Whether your baby has a skin condition, a bad mood, a curly hair, or his first tooth – there’s always a wives tale or sage bit of advice that you absolutely need to hear.

Unfortunately, you’re always going to end up hearing it. But when it comes to the wives tales about teething – our dentists in Garden Grove really recommend taking any advice with a grain of salt. The best advice we can offer? Just ask your dentist.

The Problem With Benzocaine

Teething can be a miserable experience for babies, and it’s no surprise – pushing teeth through delicate soft-tissue doesn’t feel good! With this in mind, it’s understandable that some parents might turn to products like benzocaine, which can dull the pain from teething. Unfortunately, it’s not the best for your baby.

The problem with benzocaine – according to the Harvard Medical School is the fact that – in addition to numbing pain, it also effectively changes hemoglobin into methemoglobin – which can potentially cause a dangerous condition known as methemoglobinemia. 

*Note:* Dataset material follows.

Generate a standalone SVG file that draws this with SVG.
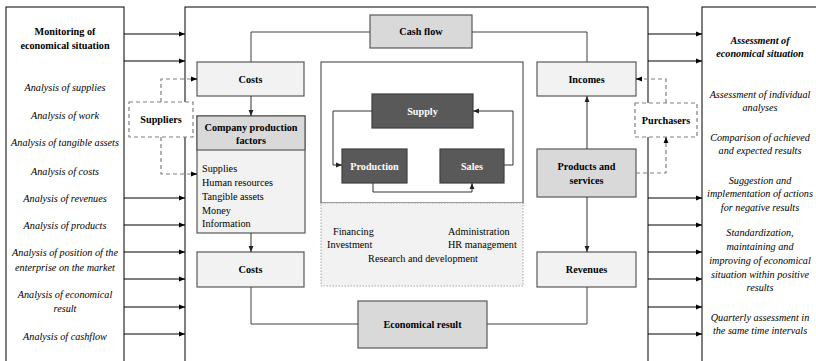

What hemoglobin does is gather oxygen from the lungs so that it can help distribute oxygen to tissue throughout the body. However, when the iron in hemoglobin interacts with some chemicals (including benzocaine) it changes its structure so that it holds the oxygen instead of letting it go. Ultimately, this can prevent tissue from getting the oxygen it needs. And because babies are much smaller than adults and have less blood volume, it takes less benzocaine.

Symptoms of this problem often include pale skin, a blue-ish tint to skin, headaches, dizziness, seizures, coma, and – potentially – death. With this in mind, the FDA has been warning parents about the potential problem for years – and are finally beginning to enforce the rule that companies must stop making products that contain benzocaine for children under the age of 2.  

Alternatives to Benzocaine

Fortunately, there are remedies that work just as well as benzocaine (while often lasting longer). And they’re simple. These include small (pediatrician approved) doses of acetaminophen and ibuprofen and a cool teething ring.